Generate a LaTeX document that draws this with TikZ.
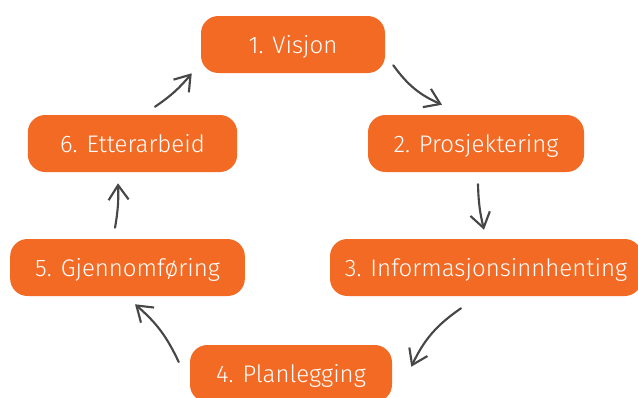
\documentclass[tikz,border=0pt]{standalone}
\usepackage{fontspec}
\setmainfont{Fira Sans Light}
\usepackage{xcolor}
\usetikzlibrary{arrows.meta}
\definecolor{phaseorange}{HTML}{F36A24}
\definecolor{arrowgray}{HTML}{474747}
\tikzset{
phase/.style={rectangle, rounded corners=13pt, fill=phaseorange, text=white,
  minimum height=42.75pt, inner sep=0pt, text height=15pt, text depth=1pt,
  font=\fontsize{18}{22}\selectfont}, % the orange boxes
flow/.style={draw=arrowgray, line width=1.6pt, line cap=round,
  -{Straight Barb[length=11pt,width=15pt,line width=1.6pt]}}, % the grey arrows
}

\begin{document}
\begin{tikzpicture}[x=0.75pt,y=-0.75pt]
        \useasboundingbox (0,0) rectangle (638,397);
        \node[phase, minimum width=138pt] (visjon) at (293,44.5) {1. Visjon};
        \node[phase, minimum width=162pt] (prosj) at (476,143.5) {2. Prosjektering};
        \node[phase, minimum width=234pt] (info) at (486,267.5) {3. Informasjonsinnhenting};
        \node[phase, minimum width=151.5pt] (plan) at (291,373.5) {4. Planlegging};
        \node[phase, minimum width=176pt] (gjen) at (127.5,267.5) {5. Gjennomføring};
        \node[phase, minimum width=157pt] (etter) at (132.5,143.5) {6. Etterarbeid};

        \draw[flow] ([shift={(8,-8)}]visjon.south east) to[bend right=15] ([shift={(-34,-10)}]prosj.north);
        \draw[flow] ([shift={(2,12)}]prosj.south) to[bend right=6] ([shift={(-2,-9)}]info.north);
        \draw[flow] ([shift={(-25,12)}]info.south) to[bend right=15] ([shift={(19,22)}]plan.north east);
        \draw[flow] ([shift={(-11,-11.5)}]plan.west) to[bend right=12] ([shift={(7.5,8)}]gjen.south);
        \draw[flow] ([shift={(-12.5,-11)}]gjen.north) to[bend right=6] ([shift={(-14.5,11)}]etter.south);
        \draw[flow] ([shift={(22.5,-8)}]etter.north) to[bend right=8] ([shift={(-9,0)}]visjon.south west);
\end{tikzpicture}
\end{document}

→ **Written instruction**
Return the full material word for word. Do not include the pictures.

→ **Finished task**
Generate a LaTeX document that draws this with TikZ.
\documentclass[tikz,border=0pt]{standalone}
\usepackage{fontspec}
\setmainfont{Fira Sans Light}
\usepackage{xcolor}
\usetikzlibrary{arrows.meta}
\definecolor{phaseorange}{HTML}{F36A24}
\definecolor{arrowgray}{HTML}{474747}
\tikzset{
phase/.style={rectangle, rounded corners=13pt, fill=phaseorange, text=white,
  minimum height=42.75pt, inner sep=0pt, text height=15pt, text depth=1pt,
  font=\fontsize{18}{22}\selectfont}, % the orange boxes
flow/.style={draw=arrowgray, line width=1.6pt, line cap=round,
  -{Straight Barb[length=11pt,width=15pt,line width=1.6pt]}}, % the grey arrows
}

\begin{document}
\begin{tikzpicture}[x=0.75pt,y=-0.75pt]
        \useasboundingbox (0,0) rectangle (638,397);
        \node[phase, minimum width=138pt] (visjon) at (293,44.5) {1. Visjon};
        \node[phase, minimum width=162pt] (prosj) at (476,143.5) {2. Prosjektering};
        \node[phase, minimum width=234pt] (info) at (486,267.5) {3. Informasjonsinnhenting};
        \node[phase, minimum width=151.5pt] (plan) at (291,373.5) {4. Planlegging};
        \node[phase, minimum width=176pt] (gjen) at (127.5,267.5) {5. Gjennomføring};
        \node[phase, minimum width=157pt] (etter) at (132.5,143.5) {6. Etterarbeid};

        \draw[flow] ([shift={(8,-8)}]visjon.south east) to[bend right=15] ([shift={(-34,-10)}]prosj.north);
        \draw[flow] ([shift={(2,12)}]prosj.south) to[bend right=6] ([shift={(-2,-9)}]info.north);
        \draw[flow] ([shift={(-25,12)}]info.south) to[bend right=15] ([shift={(19,22)}]plan.north east);
        \draw[flow] ([shift={(-11,-11.5)}]plan.west) to[bend right=12] ([shift={(7.5,8)}]gjen.south);
        \draw[flow] ([shift={(-12.5,-11)}]gjen.north) to[bend right=6] ([shift={(-14.5,11)}]etter.south);
        \draw[flow] ([shift={(22.5,-8)}]etter.north) to[bend right=8] ([shift={(-9,0)}]visjon.south west);
\end{tikzpicture}
\end{document}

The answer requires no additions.